▶ [Your task] Retype every line from the start of the data down to and including the line with "import plotly.graph_objects as go". Skip the pictures.

▶ [Source data]
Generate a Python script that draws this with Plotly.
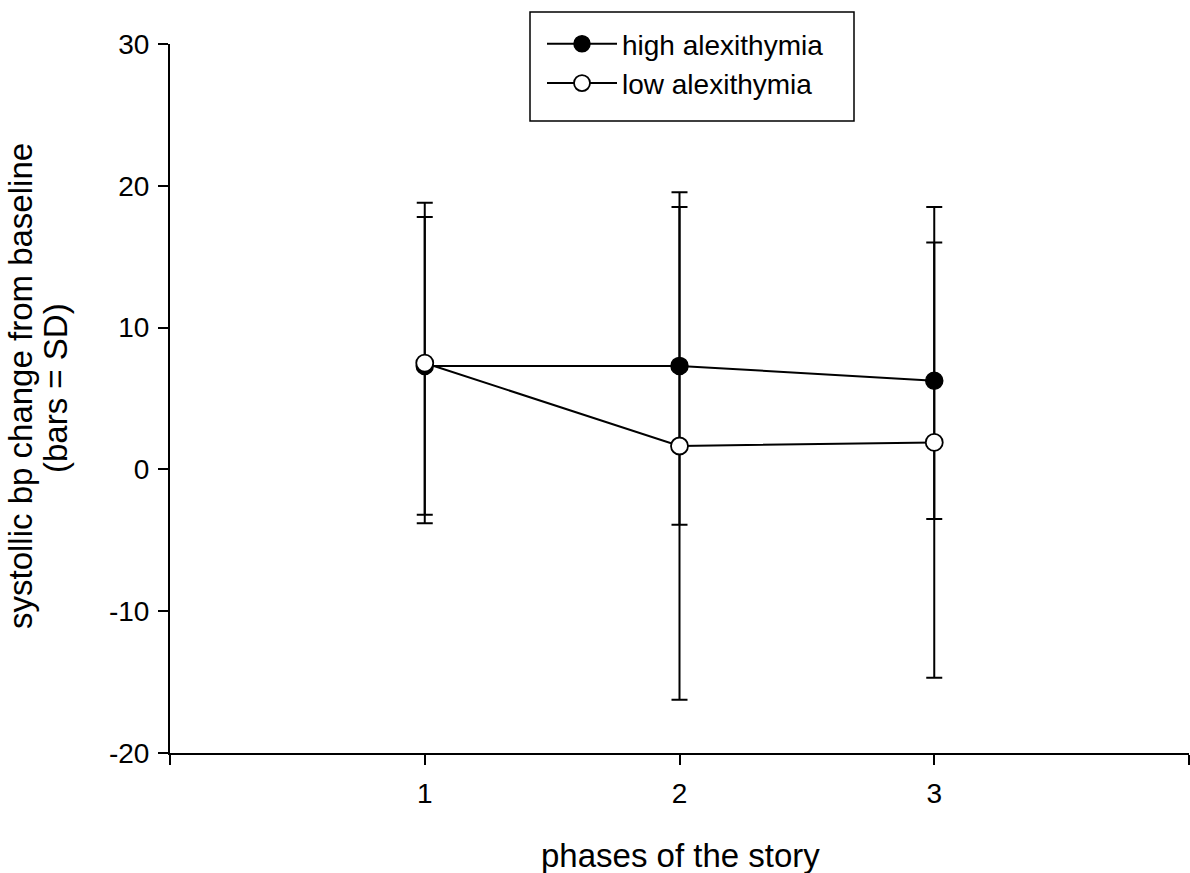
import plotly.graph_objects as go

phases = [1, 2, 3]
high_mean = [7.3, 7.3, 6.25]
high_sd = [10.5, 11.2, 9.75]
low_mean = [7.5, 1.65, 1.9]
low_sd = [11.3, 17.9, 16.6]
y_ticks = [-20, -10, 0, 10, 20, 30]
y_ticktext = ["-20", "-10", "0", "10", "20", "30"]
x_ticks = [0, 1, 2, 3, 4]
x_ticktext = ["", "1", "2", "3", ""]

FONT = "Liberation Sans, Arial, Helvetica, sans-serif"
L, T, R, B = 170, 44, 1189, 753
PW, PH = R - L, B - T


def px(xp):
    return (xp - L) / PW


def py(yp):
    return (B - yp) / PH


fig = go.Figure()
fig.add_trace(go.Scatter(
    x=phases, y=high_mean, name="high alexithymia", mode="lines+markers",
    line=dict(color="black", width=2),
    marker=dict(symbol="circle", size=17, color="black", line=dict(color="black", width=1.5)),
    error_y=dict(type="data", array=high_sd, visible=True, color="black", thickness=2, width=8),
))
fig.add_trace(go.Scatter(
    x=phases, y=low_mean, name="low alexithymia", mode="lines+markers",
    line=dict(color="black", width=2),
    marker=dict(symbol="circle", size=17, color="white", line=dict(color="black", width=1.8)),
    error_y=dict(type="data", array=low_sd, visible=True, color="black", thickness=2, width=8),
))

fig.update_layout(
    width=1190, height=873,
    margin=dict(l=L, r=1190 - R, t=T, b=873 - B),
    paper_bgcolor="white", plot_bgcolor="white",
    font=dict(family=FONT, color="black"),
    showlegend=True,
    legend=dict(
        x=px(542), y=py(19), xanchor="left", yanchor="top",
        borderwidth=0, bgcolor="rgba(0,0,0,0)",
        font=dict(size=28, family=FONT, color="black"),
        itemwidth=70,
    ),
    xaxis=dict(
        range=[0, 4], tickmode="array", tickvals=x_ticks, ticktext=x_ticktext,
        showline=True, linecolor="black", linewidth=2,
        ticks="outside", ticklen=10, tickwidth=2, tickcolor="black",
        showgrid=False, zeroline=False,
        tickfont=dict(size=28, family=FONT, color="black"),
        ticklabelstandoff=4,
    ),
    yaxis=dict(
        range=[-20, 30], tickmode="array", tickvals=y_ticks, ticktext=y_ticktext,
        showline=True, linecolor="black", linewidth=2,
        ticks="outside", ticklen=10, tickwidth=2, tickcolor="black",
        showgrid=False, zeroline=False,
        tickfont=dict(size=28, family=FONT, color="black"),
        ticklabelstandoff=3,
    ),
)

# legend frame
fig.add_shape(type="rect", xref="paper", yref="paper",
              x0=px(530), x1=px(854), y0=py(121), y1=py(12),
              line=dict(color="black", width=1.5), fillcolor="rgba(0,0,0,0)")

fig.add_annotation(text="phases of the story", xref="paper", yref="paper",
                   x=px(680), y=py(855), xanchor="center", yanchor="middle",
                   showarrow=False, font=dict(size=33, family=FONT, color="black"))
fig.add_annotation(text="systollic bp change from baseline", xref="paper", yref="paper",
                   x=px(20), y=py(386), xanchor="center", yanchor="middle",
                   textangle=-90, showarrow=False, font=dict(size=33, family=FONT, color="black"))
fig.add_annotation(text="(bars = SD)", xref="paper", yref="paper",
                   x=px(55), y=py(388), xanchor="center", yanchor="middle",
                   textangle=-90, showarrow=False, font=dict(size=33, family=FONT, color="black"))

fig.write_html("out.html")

▶ [Task response]
Generate a Python script that draws this with Plotly.
import plotly.graph_objects as go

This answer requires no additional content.